Rows from a dataset of charts and code
------------

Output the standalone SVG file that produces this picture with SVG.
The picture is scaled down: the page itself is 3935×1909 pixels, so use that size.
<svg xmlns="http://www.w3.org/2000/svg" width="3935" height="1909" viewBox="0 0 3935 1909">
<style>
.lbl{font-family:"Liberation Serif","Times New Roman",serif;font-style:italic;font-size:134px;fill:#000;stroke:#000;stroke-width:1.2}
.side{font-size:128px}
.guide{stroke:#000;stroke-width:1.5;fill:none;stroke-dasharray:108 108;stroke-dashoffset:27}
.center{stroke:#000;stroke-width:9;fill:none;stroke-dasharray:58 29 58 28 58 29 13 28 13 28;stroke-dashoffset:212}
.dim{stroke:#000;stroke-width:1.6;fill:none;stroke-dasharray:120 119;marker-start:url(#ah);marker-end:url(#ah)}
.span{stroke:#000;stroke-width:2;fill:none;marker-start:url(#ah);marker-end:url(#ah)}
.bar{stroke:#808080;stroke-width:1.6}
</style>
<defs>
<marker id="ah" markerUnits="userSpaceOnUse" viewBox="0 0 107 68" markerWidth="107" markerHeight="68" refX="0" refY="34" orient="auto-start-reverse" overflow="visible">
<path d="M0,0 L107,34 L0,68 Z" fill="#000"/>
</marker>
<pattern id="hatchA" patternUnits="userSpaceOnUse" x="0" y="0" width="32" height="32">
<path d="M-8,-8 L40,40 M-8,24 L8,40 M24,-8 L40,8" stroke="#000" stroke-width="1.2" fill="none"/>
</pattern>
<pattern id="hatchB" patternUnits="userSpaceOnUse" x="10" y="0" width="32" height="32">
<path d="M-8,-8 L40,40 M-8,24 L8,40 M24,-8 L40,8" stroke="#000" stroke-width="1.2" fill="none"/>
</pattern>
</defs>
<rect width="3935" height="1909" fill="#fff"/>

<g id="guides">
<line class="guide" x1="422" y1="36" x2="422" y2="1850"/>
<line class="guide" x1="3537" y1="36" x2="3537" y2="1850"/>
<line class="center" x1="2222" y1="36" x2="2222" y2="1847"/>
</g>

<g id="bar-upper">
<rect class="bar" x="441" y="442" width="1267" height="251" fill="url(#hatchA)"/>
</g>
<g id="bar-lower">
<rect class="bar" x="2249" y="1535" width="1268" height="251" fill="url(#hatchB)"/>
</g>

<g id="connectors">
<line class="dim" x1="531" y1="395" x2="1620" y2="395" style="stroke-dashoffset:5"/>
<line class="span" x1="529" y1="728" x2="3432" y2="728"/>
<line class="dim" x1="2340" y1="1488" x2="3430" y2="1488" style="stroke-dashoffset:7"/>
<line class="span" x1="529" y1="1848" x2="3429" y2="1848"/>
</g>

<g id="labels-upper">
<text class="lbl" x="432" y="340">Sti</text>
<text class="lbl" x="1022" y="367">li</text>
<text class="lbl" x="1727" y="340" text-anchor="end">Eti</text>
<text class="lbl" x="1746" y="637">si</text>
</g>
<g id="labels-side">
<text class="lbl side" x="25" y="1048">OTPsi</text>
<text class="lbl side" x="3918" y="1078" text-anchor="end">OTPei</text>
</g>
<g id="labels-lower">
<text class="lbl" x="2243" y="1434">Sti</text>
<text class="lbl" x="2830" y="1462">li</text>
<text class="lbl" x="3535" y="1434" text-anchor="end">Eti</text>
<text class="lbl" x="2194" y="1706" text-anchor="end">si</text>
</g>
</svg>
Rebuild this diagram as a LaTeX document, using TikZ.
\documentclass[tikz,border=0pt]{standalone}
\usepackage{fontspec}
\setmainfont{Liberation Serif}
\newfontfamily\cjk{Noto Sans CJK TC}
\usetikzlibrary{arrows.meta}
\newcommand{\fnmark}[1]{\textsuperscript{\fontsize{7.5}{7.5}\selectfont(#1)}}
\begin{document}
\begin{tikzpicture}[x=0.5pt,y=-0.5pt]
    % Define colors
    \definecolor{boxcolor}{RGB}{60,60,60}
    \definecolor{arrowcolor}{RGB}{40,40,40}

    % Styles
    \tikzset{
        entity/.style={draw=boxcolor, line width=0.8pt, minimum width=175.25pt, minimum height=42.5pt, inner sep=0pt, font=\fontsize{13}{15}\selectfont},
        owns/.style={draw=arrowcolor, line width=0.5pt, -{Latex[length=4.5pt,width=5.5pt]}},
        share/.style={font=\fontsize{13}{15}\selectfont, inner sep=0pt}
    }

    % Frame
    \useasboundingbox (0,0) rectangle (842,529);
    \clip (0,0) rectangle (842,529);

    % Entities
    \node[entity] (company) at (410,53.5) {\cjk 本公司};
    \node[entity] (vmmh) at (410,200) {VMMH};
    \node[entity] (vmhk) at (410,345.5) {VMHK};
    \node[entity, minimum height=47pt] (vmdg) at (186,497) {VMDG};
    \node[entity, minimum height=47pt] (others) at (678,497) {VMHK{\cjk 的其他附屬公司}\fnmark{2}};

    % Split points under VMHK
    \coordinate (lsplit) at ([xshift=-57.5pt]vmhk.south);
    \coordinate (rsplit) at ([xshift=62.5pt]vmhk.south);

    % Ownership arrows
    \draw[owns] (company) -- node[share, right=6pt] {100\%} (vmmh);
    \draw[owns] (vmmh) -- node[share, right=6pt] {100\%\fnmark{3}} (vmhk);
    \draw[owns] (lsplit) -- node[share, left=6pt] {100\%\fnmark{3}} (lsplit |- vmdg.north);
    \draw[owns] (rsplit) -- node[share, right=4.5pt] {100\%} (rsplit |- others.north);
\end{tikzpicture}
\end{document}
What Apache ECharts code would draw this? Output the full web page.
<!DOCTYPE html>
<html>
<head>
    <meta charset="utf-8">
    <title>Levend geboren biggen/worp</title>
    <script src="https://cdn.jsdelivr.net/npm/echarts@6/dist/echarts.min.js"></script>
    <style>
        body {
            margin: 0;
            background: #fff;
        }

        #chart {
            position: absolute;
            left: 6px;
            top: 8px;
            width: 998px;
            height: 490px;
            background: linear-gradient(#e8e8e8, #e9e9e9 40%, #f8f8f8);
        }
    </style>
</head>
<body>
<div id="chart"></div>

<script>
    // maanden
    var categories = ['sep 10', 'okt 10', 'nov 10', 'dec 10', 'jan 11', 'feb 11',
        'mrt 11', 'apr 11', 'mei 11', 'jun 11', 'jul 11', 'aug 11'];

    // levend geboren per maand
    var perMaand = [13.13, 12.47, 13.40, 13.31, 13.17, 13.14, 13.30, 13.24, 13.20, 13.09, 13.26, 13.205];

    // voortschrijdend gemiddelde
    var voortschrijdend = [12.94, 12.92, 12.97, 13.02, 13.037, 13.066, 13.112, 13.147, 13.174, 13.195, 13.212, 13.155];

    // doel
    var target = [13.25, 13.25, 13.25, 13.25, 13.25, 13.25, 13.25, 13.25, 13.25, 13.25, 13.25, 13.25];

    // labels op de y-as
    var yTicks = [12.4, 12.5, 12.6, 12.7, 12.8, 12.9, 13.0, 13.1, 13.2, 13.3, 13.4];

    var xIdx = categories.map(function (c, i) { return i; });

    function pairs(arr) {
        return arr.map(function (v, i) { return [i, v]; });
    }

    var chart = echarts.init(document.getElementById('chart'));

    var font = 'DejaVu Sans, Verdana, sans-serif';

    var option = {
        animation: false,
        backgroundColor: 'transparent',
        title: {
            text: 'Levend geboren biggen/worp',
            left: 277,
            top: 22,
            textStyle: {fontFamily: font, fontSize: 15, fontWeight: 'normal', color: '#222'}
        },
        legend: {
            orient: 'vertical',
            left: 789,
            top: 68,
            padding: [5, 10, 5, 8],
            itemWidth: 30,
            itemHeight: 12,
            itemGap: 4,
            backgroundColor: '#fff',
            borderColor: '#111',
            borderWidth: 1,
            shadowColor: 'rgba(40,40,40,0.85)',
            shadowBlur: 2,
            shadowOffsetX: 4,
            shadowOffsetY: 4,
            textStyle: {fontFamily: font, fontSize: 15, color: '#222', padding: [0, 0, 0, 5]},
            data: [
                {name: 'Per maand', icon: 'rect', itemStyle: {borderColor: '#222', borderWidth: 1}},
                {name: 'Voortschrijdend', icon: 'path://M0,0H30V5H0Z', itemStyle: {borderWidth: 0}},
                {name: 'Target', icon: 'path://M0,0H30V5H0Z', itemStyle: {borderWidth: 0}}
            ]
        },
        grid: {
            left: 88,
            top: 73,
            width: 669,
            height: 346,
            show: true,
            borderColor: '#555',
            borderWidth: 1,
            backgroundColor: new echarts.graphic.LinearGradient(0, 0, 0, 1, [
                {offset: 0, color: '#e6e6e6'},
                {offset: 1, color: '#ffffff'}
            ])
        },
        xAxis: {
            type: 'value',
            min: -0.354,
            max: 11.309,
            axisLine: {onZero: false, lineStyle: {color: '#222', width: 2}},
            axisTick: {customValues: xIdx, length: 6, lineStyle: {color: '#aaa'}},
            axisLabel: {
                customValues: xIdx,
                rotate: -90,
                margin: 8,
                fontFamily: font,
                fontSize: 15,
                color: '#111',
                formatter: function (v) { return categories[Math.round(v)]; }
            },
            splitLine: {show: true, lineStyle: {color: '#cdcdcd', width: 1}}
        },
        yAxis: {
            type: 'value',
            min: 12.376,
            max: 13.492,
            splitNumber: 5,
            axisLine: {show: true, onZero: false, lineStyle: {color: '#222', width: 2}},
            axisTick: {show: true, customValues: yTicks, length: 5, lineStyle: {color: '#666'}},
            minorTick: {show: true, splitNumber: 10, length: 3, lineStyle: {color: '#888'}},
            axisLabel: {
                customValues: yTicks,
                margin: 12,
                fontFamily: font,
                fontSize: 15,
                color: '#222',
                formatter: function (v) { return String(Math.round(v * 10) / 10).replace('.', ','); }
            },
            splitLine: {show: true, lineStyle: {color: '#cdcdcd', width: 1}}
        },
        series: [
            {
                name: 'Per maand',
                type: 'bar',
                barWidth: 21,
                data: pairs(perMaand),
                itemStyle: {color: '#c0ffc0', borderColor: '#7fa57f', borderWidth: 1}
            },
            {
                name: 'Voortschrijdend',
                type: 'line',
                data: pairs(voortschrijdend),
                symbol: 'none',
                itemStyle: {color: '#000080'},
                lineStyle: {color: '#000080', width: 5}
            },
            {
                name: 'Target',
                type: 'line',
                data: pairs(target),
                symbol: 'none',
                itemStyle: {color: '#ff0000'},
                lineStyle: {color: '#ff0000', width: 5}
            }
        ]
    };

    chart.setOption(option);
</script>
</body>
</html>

------------

Look through the material above and print exactly the lines from the one containing "Rebuild this diagram" to the one containing "minimum height=47pt] (others)", both included, and nothing more.

* _Solution for this problem_:
Rebuild this diagram as a LaTeX document, using TikZ.
\documentclass[tikz,border=0pt]{standalone}
\usepackage{fontspec}
\setmainfont{Liberation Serif}
\newfontfamily\cjk{Noto Sans CJK TC}
\usetikzlibrary{arrows.meta}
\newcommand{\fnmark}[1]{\textsuperscript{\fontsize{7.5}{7.5}\selectfont(#1)}}
\begin{document}
\begin{tikzpicture}[x=0.5pt,y=-0.5pt]
    % Define colors
    \definecolor{boxcolor}{RGB}{60,60,60}
    \definecolor{arrowcolor}{RGB}{40,40,40}

    % Styles
    \tikzset{
        entity/.style={draw=boxcolor, line width=0.8pt, minimum width=175.25pt, minimum height=42.5pt, inner sep=0pt, font=\fontsize{13}{15}\selectfont},
        owns/.style={draw=arrowcolor, line width=0.5pt, -{Latex[length=4.5pt,width=5.5pt]}},
        share/.style={font=\fontsize{13}{15}\selectfont, inner sep=0pt}
    }

    % Frame
    \useasboundingbox (0,0) rectangle (842,529);
    \clip (0,0) rectangle (842,529);

    % Entities
    \node[entity] (company) at (410,53.5) {\cjk 本公司};
    \node[entity] (vmmh) at (410,200) {VMMH};
    \node[entity] (vmhk) at (410,345.5) {VMHK};
    \node[entity, minimum height=47pt] (vmdg) at (186,497) {VMDG};
    \node[entity, minimum height=47pt] (others) at (678,497) {VMHK{\cjk 的其他附屬公司}\fnmark{2}};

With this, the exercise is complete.